What is needed | All of the listing below must be repeated word for word. Pictures are the only thing to omit.

Given data |

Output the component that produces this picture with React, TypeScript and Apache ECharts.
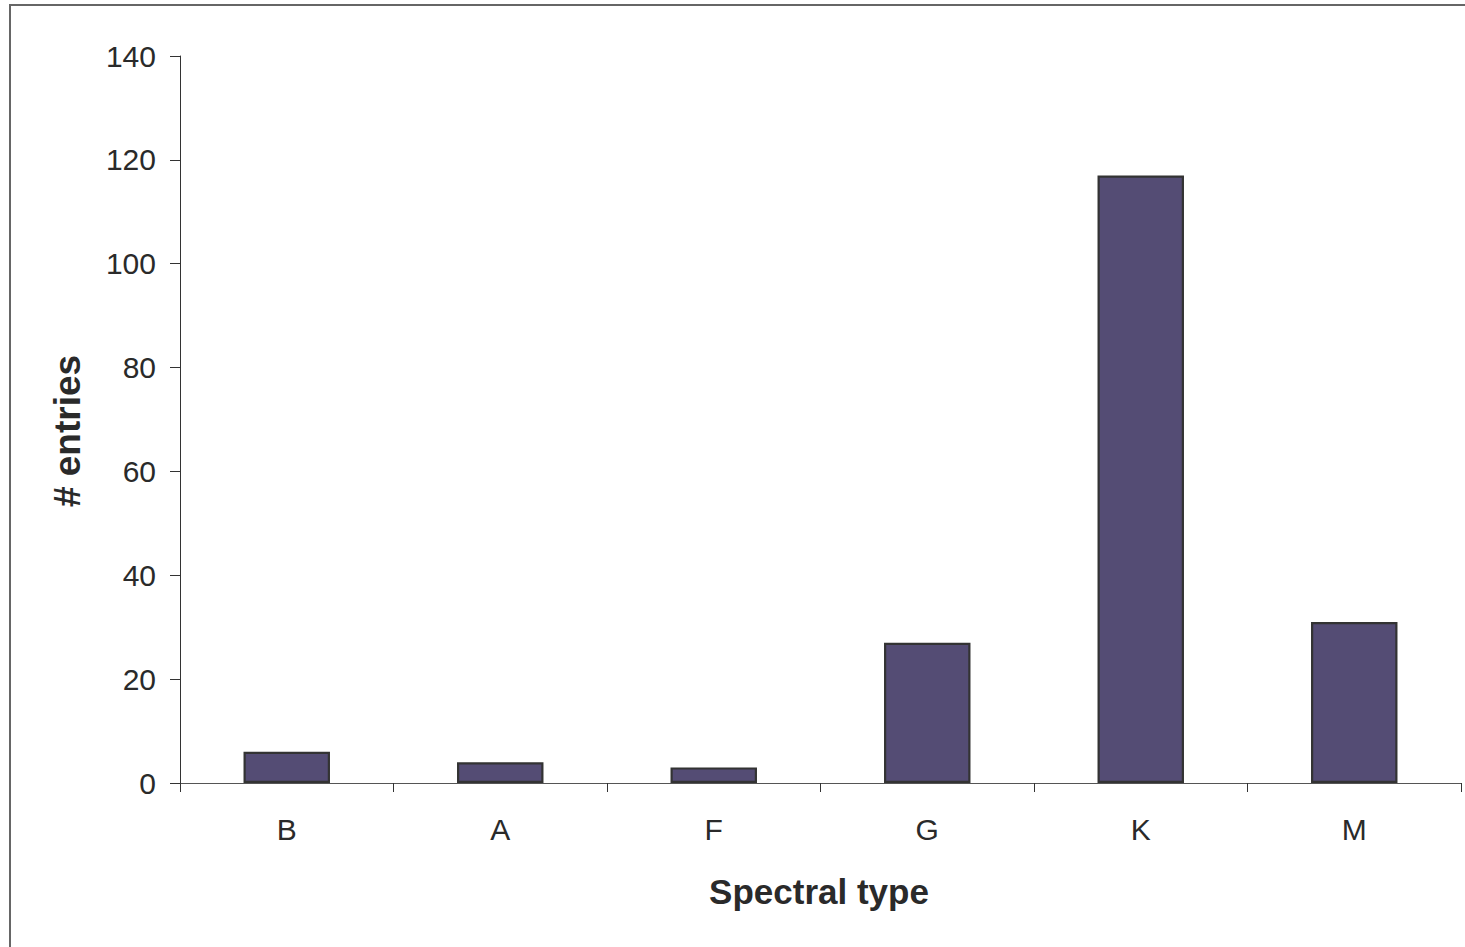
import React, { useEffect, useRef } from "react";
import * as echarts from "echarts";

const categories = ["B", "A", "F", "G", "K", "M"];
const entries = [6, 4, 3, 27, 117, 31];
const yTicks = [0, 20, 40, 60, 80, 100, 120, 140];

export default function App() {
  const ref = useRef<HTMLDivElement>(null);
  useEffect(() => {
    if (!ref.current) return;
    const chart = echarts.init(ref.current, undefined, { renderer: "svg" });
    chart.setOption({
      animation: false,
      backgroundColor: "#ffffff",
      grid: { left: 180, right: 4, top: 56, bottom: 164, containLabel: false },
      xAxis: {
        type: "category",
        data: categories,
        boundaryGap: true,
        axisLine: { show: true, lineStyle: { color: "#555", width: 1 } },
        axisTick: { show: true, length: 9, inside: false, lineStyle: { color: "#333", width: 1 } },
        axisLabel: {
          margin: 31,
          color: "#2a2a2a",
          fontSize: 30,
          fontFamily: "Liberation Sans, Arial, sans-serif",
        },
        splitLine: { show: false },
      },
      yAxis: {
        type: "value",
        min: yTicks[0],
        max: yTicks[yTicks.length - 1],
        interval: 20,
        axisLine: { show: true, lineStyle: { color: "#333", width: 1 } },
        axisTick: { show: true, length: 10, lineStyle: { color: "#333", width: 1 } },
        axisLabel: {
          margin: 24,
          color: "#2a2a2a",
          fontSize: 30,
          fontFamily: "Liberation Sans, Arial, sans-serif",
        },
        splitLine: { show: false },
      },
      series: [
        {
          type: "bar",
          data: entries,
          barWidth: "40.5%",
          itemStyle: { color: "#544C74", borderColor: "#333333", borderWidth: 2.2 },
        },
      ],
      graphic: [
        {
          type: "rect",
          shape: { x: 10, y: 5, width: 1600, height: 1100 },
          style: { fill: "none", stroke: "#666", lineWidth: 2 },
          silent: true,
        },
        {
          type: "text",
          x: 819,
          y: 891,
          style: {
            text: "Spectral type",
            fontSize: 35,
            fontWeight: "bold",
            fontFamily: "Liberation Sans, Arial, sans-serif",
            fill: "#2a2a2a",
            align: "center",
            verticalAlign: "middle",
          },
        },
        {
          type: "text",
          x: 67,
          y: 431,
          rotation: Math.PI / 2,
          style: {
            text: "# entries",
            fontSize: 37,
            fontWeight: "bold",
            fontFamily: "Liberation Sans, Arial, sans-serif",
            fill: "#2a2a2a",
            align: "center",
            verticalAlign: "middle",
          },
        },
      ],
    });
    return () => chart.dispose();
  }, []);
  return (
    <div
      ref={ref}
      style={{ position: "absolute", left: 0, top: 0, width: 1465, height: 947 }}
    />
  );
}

Exercise response |
Output the component that produces this picture with React, TypeScript and Apache ECharts.
import React, { useEffect, useRef } from "react";
import * as echarts from "echarts";

const categories = ["B", "A", "F", "G", "K", "M"];
const entries = [6, 4, 3, 27, 117, 31];
const yTicks = [0, 20, 40, 60, 80, 100, 120, 140];

export default function App() {
  const ref = useRef<HTMLDivElement>(null);
  useEffect(() => {
    if (!ref.current) return;
    const chart = echarts.init(ref.current, undefined, { renderer: "svg" });
    chart.setOption({
      animation: false,
      backgroundColor: "#ffffff",
      grid: { left: 180, right: 4, top: 56, bottom: 164, containLabel: false },
      xAxis: {
        type: "category",
        data: categories,
        boundaryGap: true,
        axisLine: { show: true, lineStyle: { color: "#555", width: 1 } },
        axisTick: { show: true, length: 9, inside: false, lineStyle: { color: "#333", width: 1 } },
        axisLabel: {
          margin: 31,
          color: "#2a2a2a",
          fontSize: 30,
          fontFamily: "Liberation Sans, Arial, sans-serif",
        },
        splitLine: { show: false },
      },
      yAxis: {
        type: "value",
        min: yTicks[0],
        max: yTicks[yTicks.length - 1],
        interval: 20,
        axisLine: { show: true, lineStyle: { color: "#333", width: 1 } },
        axisTick: { show: true, length: 10, lineStyle: { color: "#333", width: 1 } },
        axisLabel: {
          margin: 24,
          color: "#2a2a2a",
          fontSize: 30,
          fontFamily: "Liberation Sans, Arial, sans-serif",
        },
        splitLine: { show: false },
      },
      series: [
        {
          type: "bar",
          data: entries,
          barWidth: "40.5%",
          itemStyle: { color: "#544C74", borderColor: "#333333", borderWidth: 2.2 },
        },
      ],
      graphic: [
        {
          type: "rect",
          shape: { x: 10, y: 5, width: 1600, height: 1100 },
          style: { fill: "none", stroke: "#666", lineWidth: 2 },
          silent: true,
        },
        {
          type: "text",
          x: 819,
          y: 891,
          style: {
            text: "Spectral type",
            fontSize: 35,
            fontWeight: "bold",
            fontFamily: "Liberation Sans, Arial, sans-serif",
            fill: "#2a2a2a",
            align: "center",
            verticalAlign: "middle",
          },
        },
        {
          type: "text",
          x: 67,
          y: 431,
          rotation: Math.PI / 2,
          style: {
            text: "# entries",
            fontSize: 37,
            fontWeight: "bold",
            fontFamily: "Liberation Sans, Arial, sans-serif",
            fill: "#2a2a2a",
            align: "center",
            verticalAlign: "middle",
          },
        },
      ],
    });
    return () => chart.dispose();
  }, []);
  return (
    <div
      ref={ref}
      style={{ position: "absolute", left: 0, top: 0, width: 1465, height: 947 }}
    />
  );
}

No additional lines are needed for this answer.